In their reply brief before the Supreme Court, the challengers in Bruen claimed that “neither the state nor any of its amici has been able to identify a single instance before the twentieth century of someone being successfully prosecuted for the bare act of carrying a common firearm for self-defense.” This is a surprising, and surprisingly inaccurate, claim.

Just to name one example, in State v. Reid, a case decided by the Alabama Supreme Court in 1840, a sheriff (!) was successfully prosecuted for carrying a pistol concealed, in violation of a state law barring that conduct. The state supreme court rejected his claim that the statute violated his right to keep and bear arms. As to his need to carry the gun for self-defense, the court noted that the trial had established that the sheriff had “been attacked by an individual of a dangerous and desperate character, who afterwards threatened his person,” that the threatening person “came to his office several times to look for him” and that the sheriff’s friend brought him a pistol because the friend “conceived his life was in danger.” Yet, in spite of his carrying of a common weapon for self-defense, not only did the court uphold the statute as constitutional, it also affirmed the trial court’s refusal to give a self-defense jury instruction. The sheriff sought to have the court charge the jurors that “if they believed from the evidence, that the defendant carried the weapon concealed for the purpose of defending his person, and that it was necessary to carry the weapon concealed for that purpose, then, they should acquit the defendant.” In the court’s view, there was no evidence the sheriff needed to carry the weapon concealed: “If the emergency is pressing, there can be no necessity for concealing the weapon, and if the threatened violence will allow of it, the individual may be arrested and constrained to find sureties to keep the peace, or committed to jail.” Many amici in Bruen did in fact cite Reid.

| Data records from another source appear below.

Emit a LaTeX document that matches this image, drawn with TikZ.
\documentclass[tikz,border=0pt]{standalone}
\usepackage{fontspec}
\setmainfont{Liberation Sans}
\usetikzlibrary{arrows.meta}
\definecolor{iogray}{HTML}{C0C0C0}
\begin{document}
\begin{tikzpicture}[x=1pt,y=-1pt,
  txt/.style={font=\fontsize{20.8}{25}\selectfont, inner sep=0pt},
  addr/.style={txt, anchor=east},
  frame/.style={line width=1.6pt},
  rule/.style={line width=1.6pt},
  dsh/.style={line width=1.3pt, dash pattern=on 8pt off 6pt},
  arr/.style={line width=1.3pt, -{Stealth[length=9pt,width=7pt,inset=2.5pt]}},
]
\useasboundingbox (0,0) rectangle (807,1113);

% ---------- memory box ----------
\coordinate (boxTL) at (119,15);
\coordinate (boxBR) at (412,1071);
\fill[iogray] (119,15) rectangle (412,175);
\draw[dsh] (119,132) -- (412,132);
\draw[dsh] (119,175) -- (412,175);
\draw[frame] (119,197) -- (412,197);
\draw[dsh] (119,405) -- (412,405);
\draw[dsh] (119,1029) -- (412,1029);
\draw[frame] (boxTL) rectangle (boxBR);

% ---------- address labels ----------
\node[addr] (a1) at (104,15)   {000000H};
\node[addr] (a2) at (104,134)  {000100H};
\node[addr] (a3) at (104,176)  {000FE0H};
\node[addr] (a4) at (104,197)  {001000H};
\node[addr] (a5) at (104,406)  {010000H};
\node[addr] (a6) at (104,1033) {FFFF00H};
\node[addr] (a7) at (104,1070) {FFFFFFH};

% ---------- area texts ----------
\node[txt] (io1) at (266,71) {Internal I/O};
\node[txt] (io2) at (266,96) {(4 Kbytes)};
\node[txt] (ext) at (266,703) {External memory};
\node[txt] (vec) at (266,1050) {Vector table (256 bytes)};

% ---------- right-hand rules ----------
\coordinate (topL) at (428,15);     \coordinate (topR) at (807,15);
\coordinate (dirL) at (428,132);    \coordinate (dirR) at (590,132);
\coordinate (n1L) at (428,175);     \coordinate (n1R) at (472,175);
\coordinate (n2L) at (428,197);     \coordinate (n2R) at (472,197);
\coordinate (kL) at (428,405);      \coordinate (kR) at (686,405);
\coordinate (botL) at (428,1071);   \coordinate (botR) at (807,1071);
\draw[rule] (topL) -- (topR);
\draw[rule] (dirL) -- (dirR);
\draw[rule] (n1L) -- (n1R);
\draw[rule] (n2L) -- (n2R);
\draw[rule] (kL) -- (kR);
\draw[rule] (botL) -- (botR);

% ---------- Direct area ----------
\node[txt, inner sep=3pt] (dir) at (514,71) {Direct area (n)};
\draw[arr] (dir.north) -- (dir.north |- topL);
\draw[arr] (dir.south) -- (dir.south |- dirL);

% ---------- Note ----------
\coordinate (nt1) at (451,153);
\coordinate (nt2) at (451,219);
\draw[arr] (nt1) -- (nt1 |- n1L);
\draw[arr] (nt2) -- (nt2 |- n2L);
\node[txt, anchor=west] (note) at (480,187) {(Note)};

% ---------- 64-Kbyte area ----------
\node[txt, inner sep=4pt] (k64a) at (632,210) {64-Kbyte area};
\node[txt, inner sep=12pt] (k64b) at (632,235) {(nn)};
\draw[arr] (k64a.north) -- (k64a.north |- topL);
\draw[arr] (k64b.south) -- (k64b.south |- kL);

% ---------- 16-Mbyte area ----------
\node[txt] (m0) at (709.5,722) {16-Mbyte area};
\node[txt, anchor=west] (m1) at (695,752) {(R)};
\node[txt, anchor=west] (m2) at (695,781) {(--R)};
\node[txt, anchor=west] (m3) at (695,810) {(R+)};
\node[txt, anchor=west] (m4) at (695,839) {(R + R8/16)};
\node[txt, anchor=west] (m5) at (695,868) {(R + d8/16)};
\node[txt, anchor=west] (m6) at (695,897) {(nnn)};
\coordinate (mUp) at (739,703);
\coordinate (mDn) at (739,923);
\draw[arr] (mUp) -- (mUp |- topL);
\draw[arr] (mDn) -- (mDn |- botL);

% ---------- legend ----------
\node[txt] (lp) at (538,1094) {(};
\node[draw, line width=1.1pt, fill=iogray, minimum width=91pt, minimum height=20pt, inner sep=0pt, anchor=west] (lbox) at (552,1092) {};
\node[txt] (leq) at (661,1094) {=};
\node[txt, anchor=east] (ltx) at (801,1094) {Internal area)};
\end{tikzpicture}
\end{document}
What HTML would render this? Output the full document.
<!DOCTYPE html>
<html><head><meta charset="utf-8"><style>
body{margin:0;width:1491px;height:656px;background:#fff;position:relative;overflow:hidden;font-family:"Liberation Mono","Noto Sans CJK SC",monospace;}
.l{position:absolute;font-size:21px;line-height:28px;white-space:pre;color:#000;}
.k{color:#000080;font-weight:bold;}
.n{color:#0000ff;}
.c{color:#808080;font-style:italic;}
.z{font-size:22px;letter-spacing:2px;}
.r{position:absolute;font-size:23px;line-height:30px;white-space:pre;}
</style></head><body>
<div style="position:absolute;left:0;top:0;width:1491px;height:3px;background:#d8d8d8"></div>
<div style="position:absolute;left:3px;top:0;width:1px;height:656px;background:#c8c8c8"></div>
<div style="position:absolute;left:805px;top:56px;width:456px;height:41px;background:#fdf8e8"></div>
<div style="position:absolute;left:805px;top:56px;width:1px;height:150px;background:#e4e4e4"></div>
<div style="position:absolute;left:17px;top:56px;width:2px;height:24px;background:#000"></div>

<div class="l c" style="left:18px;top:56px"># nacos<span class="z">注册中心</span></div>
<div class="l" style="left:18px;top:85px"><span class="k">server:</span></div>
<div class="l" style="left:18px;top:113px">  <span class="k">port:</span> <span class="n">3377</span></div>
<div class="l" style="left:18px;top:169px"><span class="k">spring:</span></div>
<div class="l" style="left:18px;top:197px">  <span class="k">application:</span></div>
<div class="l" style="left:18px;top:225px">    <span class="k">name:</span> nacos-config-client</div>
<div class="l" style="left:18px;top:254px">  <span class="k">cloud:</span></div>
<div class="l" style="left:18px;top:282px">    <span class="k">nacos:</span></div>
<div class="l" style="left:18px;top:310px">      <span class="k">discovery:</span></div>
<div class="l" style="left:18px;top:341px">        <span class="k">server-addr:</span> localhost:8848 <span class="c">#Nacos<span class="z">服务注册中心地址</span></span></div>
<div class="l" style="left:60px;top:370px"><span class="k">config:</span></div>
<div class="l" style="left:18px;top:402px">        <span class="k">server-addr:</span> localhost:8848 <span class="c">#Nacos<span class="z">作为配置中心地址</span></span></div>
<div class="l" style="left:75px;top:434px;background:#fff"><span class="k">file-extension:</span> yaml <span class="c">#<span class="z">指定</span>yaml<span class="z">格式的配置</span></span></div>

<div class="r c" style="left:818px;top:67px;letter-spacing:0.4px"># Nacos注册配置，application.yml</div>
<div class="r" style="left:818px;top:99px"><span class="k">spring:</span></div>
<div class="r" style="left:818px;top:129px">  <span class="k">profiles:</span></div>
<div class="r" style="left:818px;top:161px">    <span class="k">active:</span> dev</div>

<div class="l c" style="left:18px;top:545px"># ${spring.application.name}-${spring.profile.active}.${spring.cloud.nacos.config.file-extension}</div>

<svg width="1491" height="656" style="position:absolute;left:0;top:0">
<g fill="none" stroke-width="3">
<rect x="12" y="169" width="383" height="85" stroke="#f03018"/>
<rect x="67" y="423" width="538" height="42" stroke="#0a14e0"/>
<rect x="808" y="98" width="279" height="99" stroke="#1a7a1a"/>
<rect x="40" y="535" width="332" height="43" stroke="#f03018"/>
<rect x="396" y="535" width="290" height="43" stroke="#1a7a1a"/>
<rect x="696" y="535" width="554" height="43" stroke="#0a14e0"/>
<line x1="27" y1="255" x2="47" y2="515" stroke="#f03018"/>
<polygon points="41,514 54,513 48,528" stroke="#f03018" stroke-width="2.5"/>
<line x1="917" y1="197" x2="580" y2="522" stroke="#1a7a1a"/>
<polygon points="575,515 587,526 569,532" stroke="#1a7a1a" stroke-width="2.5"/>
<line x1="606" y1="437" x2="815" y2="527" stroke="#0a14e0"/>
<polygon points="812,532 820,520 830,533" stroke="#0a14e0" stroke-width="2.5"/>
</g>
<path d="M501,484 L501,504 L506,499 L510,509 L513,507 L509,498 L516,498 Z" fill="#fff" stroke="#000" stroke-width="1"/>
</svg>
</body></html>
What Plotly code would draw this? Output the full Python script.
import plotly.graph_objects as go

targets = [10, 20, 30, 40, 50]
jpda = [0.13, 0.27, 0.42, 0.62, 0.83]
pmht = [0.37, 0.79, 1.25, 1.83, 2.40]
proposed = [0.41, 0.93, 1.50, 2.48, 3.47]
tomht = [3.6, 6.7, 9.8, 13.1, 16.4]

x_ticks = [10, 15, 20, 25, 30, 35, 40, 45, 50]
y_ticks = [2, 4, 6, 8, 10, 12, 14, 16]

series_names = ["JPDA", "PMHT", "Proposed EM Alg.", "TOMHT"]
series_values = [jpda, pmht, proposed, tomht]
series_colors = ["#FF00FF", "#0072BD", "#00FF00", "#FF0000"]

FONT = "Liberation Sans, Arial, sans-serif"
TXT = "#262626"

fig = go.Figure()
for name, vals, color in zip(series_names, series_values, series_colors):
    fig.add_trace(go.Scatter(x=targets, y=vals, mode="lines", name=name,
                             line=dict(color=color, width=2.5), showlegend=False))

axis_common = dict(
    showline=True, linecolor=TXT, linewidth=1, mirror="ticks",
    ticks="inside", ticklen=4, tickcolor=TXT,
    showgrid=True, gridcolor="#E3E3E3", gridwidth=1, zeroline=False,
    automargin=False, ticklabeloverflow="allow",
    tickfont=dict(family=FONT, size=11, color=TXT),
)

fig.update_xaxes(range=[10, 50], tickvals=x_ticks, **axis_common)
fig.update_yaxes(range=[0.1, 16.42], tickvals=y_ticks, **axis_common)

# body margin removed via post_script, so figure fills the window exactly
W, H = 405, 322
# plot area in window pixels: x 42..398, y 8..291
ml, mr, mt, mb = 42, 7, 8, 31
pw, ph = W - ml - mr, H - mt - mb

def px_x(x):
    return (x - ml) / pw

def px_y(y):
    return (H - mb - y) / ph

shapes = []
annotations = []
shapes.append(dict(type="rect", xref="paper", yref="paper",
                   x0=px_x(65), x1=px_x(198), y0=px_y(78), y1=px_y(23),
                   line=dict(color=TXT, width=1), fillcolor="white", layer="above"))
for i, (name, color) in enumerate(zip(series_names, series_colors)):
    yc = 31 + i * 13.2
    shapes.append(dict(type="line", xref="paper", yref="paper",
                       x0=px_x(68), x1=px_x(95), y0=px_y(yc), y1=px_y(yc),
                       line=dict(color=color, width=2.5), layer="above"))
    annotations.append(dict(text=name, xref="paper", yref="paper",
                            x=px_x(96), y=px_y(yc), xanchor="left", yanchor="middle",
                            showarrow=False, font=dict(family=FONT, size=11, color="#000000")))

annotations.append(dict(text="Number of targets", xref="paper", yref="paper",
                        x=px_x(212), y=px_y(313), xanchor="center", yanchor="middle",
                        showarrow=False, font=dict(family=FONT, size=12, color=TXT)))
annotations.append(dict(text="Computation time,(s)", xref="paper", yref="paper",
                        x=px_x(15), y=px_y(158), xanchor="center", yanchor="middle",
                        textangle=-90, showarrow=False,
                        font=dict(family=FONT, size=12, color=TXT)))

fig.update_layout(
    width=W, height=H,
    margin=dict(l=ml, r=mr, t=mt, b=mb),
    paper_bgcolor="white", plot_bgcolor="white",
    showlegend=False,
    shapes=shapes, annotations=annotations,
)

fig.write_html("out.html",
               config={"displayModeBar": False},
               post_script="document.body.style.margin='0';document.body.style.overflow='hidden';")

But Reid—and the many other cases from before the 20th century upholding convictions like it—are not the only evidence of successful prosecutions. To be sure, there has to date been little historical work done on the enforcement history of the many gun regulations throughout the Founding and Reconstruction era that Heller made newly relevant. Fortunately, a remarkable recent article from historian Brennan Rivas sheds light on just how rich this uncovered history might be.

In a forthcoming U.C. Davis Law Review article, “Enforcement of Public Carry Restrictions: Texas as a Case Study,” Rivas chronicles a significant number of public carry prosecutions in Texas between 1870 and 1950, such those for violating its 1871 deadly weapons law that “was a sweeping prohibition against the open or concealed carrying of deadly weapons,” including pistols. Rivas sampled four Texas counties and surveyed the surviving records. Among just these four counties in this time period, Rivas found 3,256 separate cases. Of those, “1,885 left a record of the final adjudication. Among those, 1,684 resulted in guilty judgments or appeals (89% of those with known outcomes; 52% of the total); 200 resulted in not guilty judgments (11% of those with known outcomes; 6% of the total).” 406 cases were dismissed or had indictments quashed. In other words, she found thousands of enforcement records in just four of Texas’s 254 counties. More than 1,500 people in this time period, in these four counties, were found guilty of violating the laws restricting public carry.

Rivas also found that the enforcement of these laws was not always racist or racially motived. Instead, “[t]he graphs of long-term enforcement within my sample show that racially biased enforcement of the deadly weapon law evolved over time and manifested itself during the 1890s. I believe this turning point is directly related to the collapse of Black voting rights in Texas during that decade, and the resulting erosion of Black political power locally.”

Rivas’s work helps to shed light on gun law enforcement in American history—an increasingly important topic deserving significant attention going forward.